By the time Stac gets around to strutting his superpowered stuff, the thieving technocrats have fallen out among themselves, leaving only the dreaded Dr. Rale (rocking a set of cybernetic arms and a look borrowed from a circa 1978 insurance adjuster) to contend with. It’s a tough battle, but Stac mananges to overcome Rale’s permed permutation of irrational evil and return the stolen device to a chronically fretting Fera.
Stac’s second adventure doubled down on the philosophic pontification, in which the murder and funeral of one of Dr. Serch’s closest colleagues leads to a no-holds-barred, bare knuckle debate about the true meaning of the law, justice, and direct personal action…
I’m starting to think that “Static” referred to the narrative and not Stac’s set of superpowers.
Beneath those clotted masses of Objectivist jargon, Ditko was raising some interesting points about the nature of costumed vigilantism. Unfortunately, the exploration of those themese would be left to other creators who had the self-awareness to realize that a shitty superhero comic makes for a poor soapbox. While there are certain parallels in the course of Steve Ditko’s and Jack Kirby’s post-Marvel careers (stints at DC, depressing work for hire jobs, et cetera), the significant difference is that Kirby explored themes while Ditko fixated on a message. The former can be expanded across a wide array of concepts, but the latter is intrinsically narrow in its polemic focus. Ditko’s style may have been dated in comparison to the new crop of Bronze Age artistic superstars, but there are plenty of (isolated) moments in the Static stories where the old magic shows through — the balletic action and melodramatic angst which defined his seminal work on Spider-Man (and by extension, the entire concept of the character itself).
Yet there’s no getting around the fact that Static comes across as an Objectivist tract fitfully posing as a superhero comic — which is really bizarre considering that “altruism” and “compulsion by force” are as intrinsic to the superhero genre as they are anathema to the Randian faithful. Ditko’s attempts to reconcile these diametrically opposed positions comes of as a — GASP — compromise which only muddies the end results even further. Questions about whether there is moral justification for Stac’s behavior spawn protracted ethical debates with a foregone conclusion.

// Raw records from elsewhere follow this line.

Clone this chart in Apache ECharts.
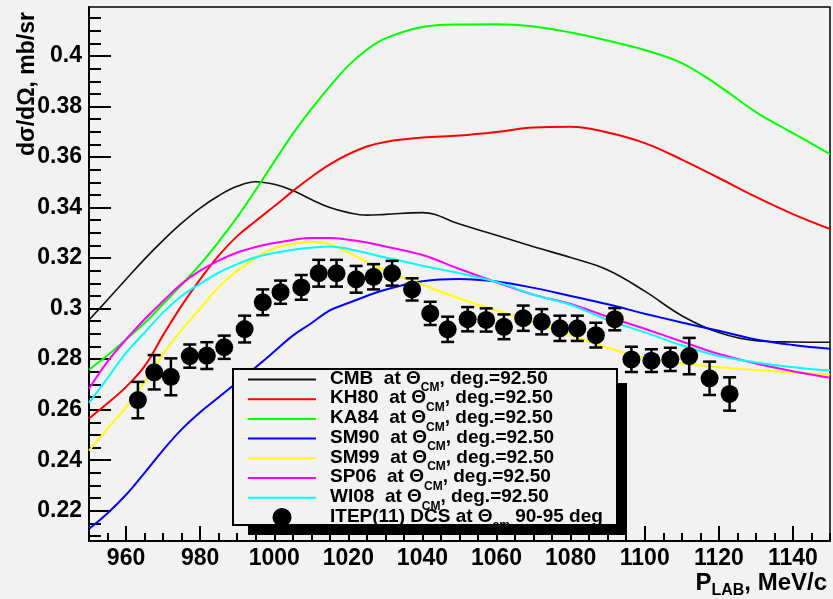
<!DOCTYPE html>
<html><head><meta charset="utf-8">
<script src="https://cdn.jsdelivr.net/npm/echarts@6/dist/echarts.min.js"></script>
<style>html,body{margin:0;padding:0;background:#f2f2f2}#c{width:833px;height:599px}</style>
</head><body><div id="c"></div>
<script>
// ---- data ----
const xMajorTicks = [960, 980, 1000, 1020, 1040, 1060, 1080, 1100, 1120, 1140];
const yMajorTicks = [0.22, 0.24, 0.26, 0.28, 0.3, 0.32, 0.34, 0.36, 0.38, 0.4];
const energy = [950,955,960,965,970,975,980,985,990,995,1000,1005,1010,1015,1020,1025,1030,
                1040,1050,1060,1070,1080,1090,1100,1110,1120,1130,1140,1150];
const cmb  = [.2955,.3035,.3116,.3196,.3270,.3338,.3398,.3447,.3484,.3502,.3492,.3468,.3432,.3400,.3380,.3370,.3373,
              .3380,.3335,.3290,.3245,.3202,.3153,.3069,.2972,.2905,.2873,.2868,.2867];
const kh80 = [.2565,.2625,.2690,.2772,.2895,.3012,.3116,.3210,.3287,.3347,.3405,.3465,.3521,.3571,.3611,.3642,.3660,
              .3677,.3685,.3699,.3717,.3720,.3697,.3655,.3590,.3517,.3442,.3374,.3315];
const ka84 = [.2758,.2815,.2878,.2943,.3018,.3095,.3175,.3265,.3362,.3470,.3582,.3692,.3790,.3880,.3962,.4025,.4070,
              .4115,.4125,.4126,.4117,.4093,.4061,.4024,.3972,.3882,.3778,.3695,.3612];
const sm90 = [.2128,.2190,.2263,.2350,.2440,.2522,.2590,.2649,.2708,.2768,.2830,.2893,.2942,.2993,.3022,.3050,.3075,
              .3108,.3117,.3107,.3082,.3050,.3017,.2980,.2945,.2912,.2878,.2856,.2841];
const sm99 = [.2438,.2525,.2610,.2710,.2820,.2915,.3000,.3085,.3150,.3200,.3238,.3257,.3264,.3256,.3222,.3185,.3150,
              .3095,.3040,.2992,.2945,.2895,.2845,.2805,.2783,.2768,.2757,.2747,.2739];
const sp06 = [.2683,.2790,.2878,.2958,.3030,.3098,.3150,.3190,.3222,.3244,.3260,.3272,.3280,.3280,.3273,.3262,.3246,
              .3212,.3157,.3104,.3055,.3018,.2968,.2920,.2870,.2820,.2783,.2752,.2726];
const wi08 = [.2627,.2725,.2825,.2905,.2985,.3050,.3098,.3142,.3176,.3203,.3220,.3233,.3241,.3246,.3236,.3220,.3202,
              .3170,.3140,.3105,.3055,.3015,.2955,.2906,.2855,.2812,.2787,.2768,.2755];
const itepE = [963.2,967.6,972.1,977.2,981.8,986.5,992.0,996.9,1001.7,1007.3,1012.0,1016.8,1022.1,1026.8,1031.8,1037.2,
               1042.1,1046.8,1052.2,1057.2,1062.0,1067.2,1072.2,1077.1,1081.8,1086.8,1091.9,1096.4,1101.8,1106.9,1112.0,1117.5,1122.9];
const itepV = [.2638,.2748,.2730,.2812,.2814,.2847,.2919,.3025,.3065,.3084,.3140,.3140,.3116,.3126,.3140,.3076,
               .2981,.2918,.2958,.2955,.2928,.2962,.2948,.2922,.2922,.2895,.2958,.2799,.2794,.2799,.2812,.2724,.2662];
const itepErr = [.0072,.0068,.0073,.0046,.0053,.0046,.0053,.0051,.0046,.0049,.0053,.0053,.0053,.0050,.0049,.0044,
                 .0046,.0050,.0048,.0046,.0049,.0050,.0050,.0050,.0050,.0049,.0044,.0050,.0045,.0046,.0072,.0066,.0066];
const seriesNames = ['CMB','KH80','KA84','SM90','SM99','SP06','WI08'];
const seriesColors = ['#111111','#ff0000','#00ff00','#0000ff','#ffff00','#ff00ff','#00ffff'];
const seriesValues = [cmb, kh80, ka84, sm90, sm99, sp06, wi08];

// minor tick positions (axis decoration)
const xMinor = []; for (let v = 950; v <= 1150; v += 5) xMinor.push(v);
const yMinor = []; for (let k = 42; k <= 83; k++) yMinor.push(Math.round(k * 5) / 1000);

const FONT = '"Liberation Sans", Arial, sans-serif';
const chart = echarts.init(document.getElementById('c'), null, {renderer: 'canvas'});

const lineSeries = seriesNames.map((n, i) => ({
  name: n, type: 'line', smooth: 0.4, symbol: 'none', z: 2,
  lineStyle: {color: seriesColors[i], width: i === 0 ? 1.6 : 2},
  itemStyle: {color: seriesColors[i], opacity: 0},
  data: energy.map((e, j) => [e, seriesValues[i][j]])
}));

const legendText = {
  CMB: '{g| }{t|CMB  at Θ}{s|CM}{t|, deg.=92.50}',
  KH80: '{g| }{t|KH80  at Θ}{s|CM}{t|, deg.=92.50}',
  KA84: '{g| }{t|KA84  at Θ}{s|CM}{t|, deg.=92.50}',
  SM90: '{g| }{t|SM90  at Θ}{s|CM}{t|, deg.=92.50}',
  SM99: '{g| }{t|SM99  at Θ}{s|CM}{t|, deg.=92.50}',
  SP06: '{g| }{t|SP06  at Θ}{s|CM}{t|, deg.=92.50}',
  WI08: '{g| }{t|WI08  at Θ}{s|CM}{t|, deg.=92.50}',
  ITEP: '{g| }{t|ITEP(11) DCS at Θ}{s|cm}{t| 90-95 deg}'
};

const option = {
  animation: false,
  backgroundColor: '#f2f2f2',
  grid: {left: 89, top: 7, right: 3, bottom: 58, show: true, backgroundColor: '#f2f2f2',
         borderColor: '#000', borderWidth: 1.5, outerBoundsMode: 'none', containLabel: false},
  xAxis: [
    {type: 'value', min: 950, max: 1150, position: 'bottom',
     axisLine: {show: true, lineStyle: {color: '#000', width: 2}},
     axisTick: {show: true, inside: true, length: 15, customValues: xMajorTicks, lineStyle: {color: '#000', width: 2}},
     axisLabel: {show: true, customValues: xMajorTicks, margin: 6, color: '#000', fontSize: 23, fontWeight: 'bold', fontFamily: FONT,
                 formatter: v => String(v)},
     splitLine: {show: false}},
    {type: 'value', min: 950, max: 1150, position: 'bottom',
     axisLine: {show: false}, axisLabel: {show: false}, splitLine: {show: false},
     axisTick: {show: true, inside: true, length: 8, customValues: xMinor, lineStyle: {color: '#000', width: 2}}}
  ],
  yAxis: [
    {type: 'value', min: 0.208, max: 0.4194, position: 'left',
     axisLine: {show: true, lineStyle: {color: '#000', width: 2}},
     axisTick: {show: true, inside: true, length: 22, customValues: yMajorTicks, lineStyle: {color: '#000', width: 2}},
     axisLabel: {show: true, customValues: yMajorTicks, margin: 7, color: '#000', fontSize: 23, fontWeight: 'bold', fontFamily: FONT,
                 formatter: v => String(v)},
     splitLine: {show: false}},
    {type: 'value', min: 0.208, max: 0.4194, position: 'left',
     axisLine: {show: false}, axisLabel: {show: false}, splitLine: {show: false},
     axisTick: {show: true, inside: true, length: 12, customValues: yMinor, lineStyle: {color: '#000', width: 2}}}
  ],
  title: {
    text: '{p|P}{s|LAB}{p|, MeV/c}', right: 6, top: 571, padding: 0,
    textStyle: {rich: {
      p: {fontSize: 24, fontWeight: 'bold', fontFamily: FONT, color: '#000', lineHeight: 24},
      s: {fontSize: 16, fontWeight: 'bold', fontFamily: FONT, color: '#000', lineHeight: 24, height: 8, verticalAlign: 'bottom'}
    }}
  },
  legend: {
    orient: 'vertical', left: 247, top: 369, padding: 0, itemGap: -5.3,
    itemWidth: 68, itemHeight: 19, z: 4,
    data: seriesNames.map(n => ({name: n, itemStyle: {opacity: 0}})).concat([{name: 'ITEP'}]),
    formatter: name => legendText[name],
    textStyle: {fontSize: 19, fontWeight: 'bold', fontFamily: FONT, color: '#000', lineHeight: 19,
      rich: {
        g: {width: 9, fontSize: 19, lineHeight: 19},
        t: {fontSize: 19, fontWeight: 'bold', fontFamily: FONT, color: '#000', lineHeight: 19, height: 17, verticalAlign: 'top'},
        s: {fontSize: 12, fontWeight: 'bold', fontFamily: FONT, color: '#000', lineHeight: 19, height: 2, verticalAlign: 'bottom'}
      }}
  },
  graphic: [
    {type: 'rect', z: 3, shape: {x: 248, y: 383, width: 379, height: 152}, style: {fill: '#000'}},
    {type: 'rect', z: 3, shape: {x: 233, y: 369, width: 384, height: 156}, style: {fill: '#f2f2f2', stroke: '#000', lineWidth: 2}},
    {type: 'text', z: 10, x: 28, y: 12, rotation: Math.PI / 2,
     style: {text: 'dσ/dΩ, mb/sr', font: 'bold 23px "Liberation Sans", Arial, sans-serif', fill: '#000',
             align: 'right', verticalAlign: 'middle', textAlign: 'right', textVerticalAlign: 'middle'}}
  ],
  series: lineSeries.concat([
    {type: 'custom', z: 5, clip: false, silent: true,
     encode: {x: 0, y: 1},
     data: itepE.map((e, i) => [e, itepV[i], itepErr[i]]),
     renderItem: (params, api) => {
       const x = api.value(0), y = api.value(1), er = api.value(2);
       const top = api.coord([x, y + er]), bot = api.coord([x, y - er]);
       const hw = 6.5, st = {stroke: '#000', lineWidth: 2.5};
       return {type: 'group', children: [
         {type: 'line', shape: {x1: top[0], y1: top[1], x2: bot[0], y2: bot[1]}, style: st},
         {type: 'line', shape: {x1: top[0] - hw, y1: top[1], x2: top[0] + hw, y2: top[1]}, style: st},
         {type: 'line', shape: {x1: bot[0] - hw, y1: bot[1], x2: bot[0] + hw, y2: bot[1]}, style: st}
       ]};
     }},
    {name: 'ITEP', type: 'scatter', z: 6, symbol: 'circle', symbolSize: 18,
     itemStyle: {color: '#000', opacity: 1},
     data: itepE.map((e, i) => [e, itepV[i]])}
  ])
};
chart.setOption(option);
</script></body></html>
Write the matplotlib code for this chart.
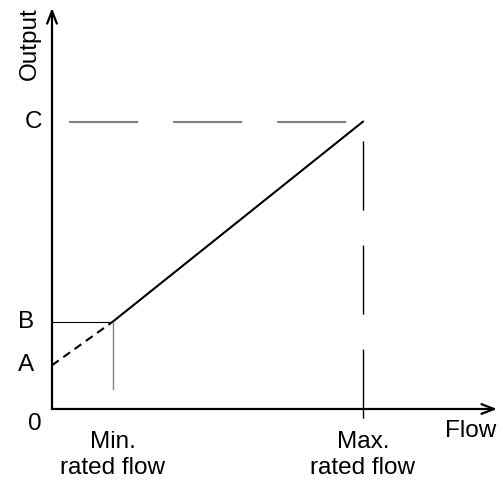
import matplotlib
matplotlib.use("Agg")
from matplotlib import pyplot as plt

plt.rcParams["font.family"] = ["Liberation Sans", "DejaVu Sans"]
plt.rcParams["lines.scale_dashes"] = False

# chart values (arbitrary units, origin at 0)
flow_ticks = [1.0, 5.1]                       # min / max rated flow
flow_labels = ["Min.\nrated flow", "Max.\nrated flow"]
output_ticks = [0.0, 1.0, 2.0, 6.57]          # 0, A, B, C
output_labels = ["0", "A", "B", "C"]
x_end, y_end = 7.3, 9.17

W, H = 503, 486
fig = plt.figure(figsize=(W / 100, H / 100), dpi=100)
ax = fig.add_axes([52 / W, (H - 409) / H, (497 - 52) / W, (409 - 8) / H])
ax.set_xlim(0, x_end)
ax.set_ylim(0, y_end)
ax.axis("off")

x_min, x_max = flow_ticks
y0, y_a, y_b, y_c = output_ticks

# axes with open arrow heads
arr = dict(arrowstyle="->,head_length=0.9,head_width=0.35", lw=1.6, color="black",
           shrinkA=0, shrinkB=0)
ax.annotate("", xy=(0, y_end), xytext=(0, 0), arrowprops=arr, annotation_clip=False)
ax.annotate("", xy=(x_end, 0), xytext=(0, 0), arrowprops=arr, annotation_clip=False)

# characteristic
ax.plot([0, x_min], [y_a, y_b], color="black", lw=1.5, ls=(0, (6, 4)), solid_capstyle="butt")
ax.plot([x_min, x_max], [y_b, y_c], color="black", lw=1.5)

# guide lines
ax.plot([-0.16, x_min], [y_b, y_b], color="black", lw=0.8)
ax.plot([-0.16, 0], [y_a, y_a], color="gray", lw=1.0)
ax.plot([x_min, x_min], [y_b, 0.45], color="gray", lw=1.0)
ax.plot([0, x_max], [y_c, y_c], color="gray", lw=1.5, ls=(62.6, (49.7, 25.2)))
ax.plot([x_max, x_max], [y_c, -0.22], color="black", lw=1.0, ls=(61.2, (49.7, 25.2)),
        clip_on=False)

fs = 17.5
label_x = [-0.42, -0.42, -0.3]
for x, y, lab in zip(label_x, output_ticks[1:], output_labels[1:]):
    ax.text(x, y, lab, fontsize=fs, ha="center", va="center", clip_on=False)
ax.text(-0.28, -0.35, output_labels[0], fontsize=fs, ha="center", va="center")

for x, lab in zip(flow_ticks, flow_labels):
    ax.text(x, -0.5, lab, fontsize=fs, ha="center", va="top", linespacing=1.22)

ax.text(6.86, -0.5, "Flow", fontsize=fs, ha="center", va="center")
ax.text(-0.36, 8.35, "Output", fontsize=fs, ha="center", va="center", rotation=90)

fig.savefig("out.png", dpi=100)
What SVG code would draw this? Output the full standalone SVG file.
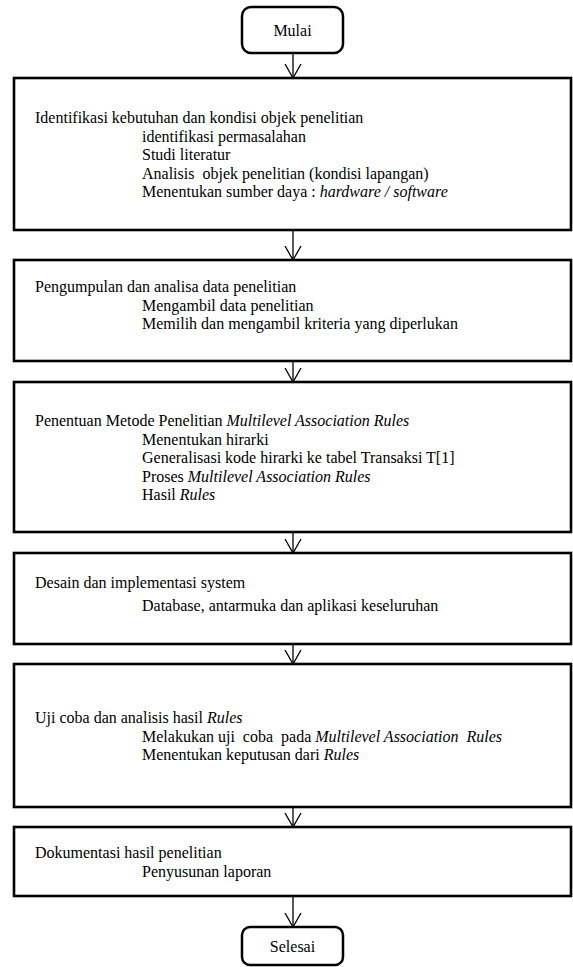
<svg xmlns="http://www.w3.org/2000/svg" width="573" height="967" viewBox="0 0 573 967">
<style>
.box{fill:#fff;stroke:#000;stroke-width:2.6}
.term{fill:#fff;stroke:#000;stroke-width:2.5}
.t{font-family:"Liberation Serif","Times New Roman",serif;font-size:16px;fill:#000}
.c{text-anchor:middle}
.i{font-style:italic}
.conn line{stroke:#000;stroke-width:1.3;marker-end:url(#arr)}
</style>
<defs>
<marker id="arr" viewBox="0 0 15 18" refX="14" refY="9" markerWidth="15" markerHeight="18" markerUnits="userSpaceOnUse" orient="auto">
<path d="M0,1 L14,9 L0,17" fill="none" stroke="#000" stroke-width="1.3"/>
</marker>
</defs>
<rect width="573" height="967" fill="#fff"/>
<g id="connectors" class="conn">
<line x1="293" y1="53" x2="293" y2="78"/>
<line x1="293" y1="230" x2="293" y2="260"/>
<line x1="293" y1="361" x2="293" y2="382"/>
<line x1="293" y1="532" x2="293" y2="553"/>
<line x1="293" y1="644" x2="293" y2="664"/>
<line x1="293" y1="807" x2="293" y2="827"/>
<line x1="293" y1="896" x2="293" y2="927"/>
</g>
<g id="mulai">
<rect class="term" x="242" y="7" width="101" height="46" rx="9"/>
<text class="t c" x="292.5" y="35.5">Mulai</text>
</g>
<g id="identifikasi">
<rect class="box" x="14" y="78" width="557" height="152"/>
<text class="t" x="35" y="123">Identifikasi kebutuhan dan kondisi objek penelitian</text>
<text class="t" x="142" y="141.5">identifikasi permasalahan</text>
<text class="t" x="142" y="160">Studi literatur</text>
<text class="t" x="142" y="178.5" xml:space="preserve">Analisis  objek penelitian (kondisi lapangan)</text>
<text class="t" x="142" y="197" xml:space="preserve">Menentukan sumber daya : <tspan class="i">hardware / software</tspan></text>
</g>
<g id="pengumpulan">
<rect class="box" x="14" y="260" width="557" height="101"/>
<text class="t" x="35" y="292">Pengumpulan dan analisa data penelitian</text>
<text class="t" x="142" y="310.5">Mengambil data penelitian</text>
<text class="t" x="142" y="329">Memilih dan mengambil kriteria yang diperlukan</text>
</g>
<g id="penentuan">
<rect class="box" x="14" y="382" width="557" height="150"/>
<text class="t" x="35" y="426" xml:space="preserve">Penentuan Metode Penelitian <tspan class="i">Multilevel Association Rules</tspan></text>
<text class="t" x="142" y="444.5">Menentukan hirarki</text>
<text class="t" x="142" y="463">Generalisasi kode hirarki ke tabel Transaksi T[1]</text>
<text class="t" x="142" y="481.5" xml:space="preserve">Proses <tspan class="i">Multilevel Association Rules</tspan></text>
<text class="t" x="142" y="500" xml:space="preserve">Hasil <tspan class="i">Rules</tspan></text>
</g>
<g id="desain">
<rect class="box" x="14" y="553" width="557" height="91"/>
<text class="t" x="35" y="588">Desain dan implementasi system</text>
<text class="t" x="142" y="610.5">Database, antarmuka dan aplikasi keseluruhan</text>
</g>
<g id="ujicoba">
<rect class="box" x="14" y="664" width="557" height="143"/>
<text class="t" x="35" y="723" xml:space="preserve">Uji coba dan analisis hasil <tspan class="i">Rules</tspan></text>
<text class="t" x="142" y="741.5" xml:space="preserve">Melakukan uji  coba  pada <tspan class="i">Multilevel Association  Rules</tspan></text>
<text class="t" x="142" y="760" xml:space="preserve">Menentukan keputusan dari <tspan class="i">Rules</tspan></text>
</g>
<g id="dokumentasi">
<rect class="box" x="14" y="827" width="557" height="69"/>
<text class="t" x="35" y="858">Dokumentasi hasil penelitian</text>
<text class="t" x="142" y="877">Penyusunan laporan</text>
</g>
<g id="selesai">
<rect class="term" x="242" y="927" width="101" height="38" rx="8"/>
<text class="t c" x="292.5" y="951.5">Selesai</text>
</g>
</svg>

Of course he’s going to put on his super-suit and beat the shit out of bad guys. That’s why the punters dropped their stacks of dimes on a superhero comic instead of putting them towards a paperback copy of The Fountainhead. No matter how strong Ditko’s convictions were, they were circumscribed by the harsh reality of genre conventions and audience expectations.
“A equals A,” indeed.
As muddled and incomprehensible as Static the Armed man might have been, it was still less embarrassing to behold than witnessing a past-his-prime comics pro having a public meltdown because massive media conglomerate wouldn’t allow him to draw a T&A Slave Leia variant cover on an all-ages funnybook.
There’s being “nobody’s favorite” and then there’s being just plain pathetic.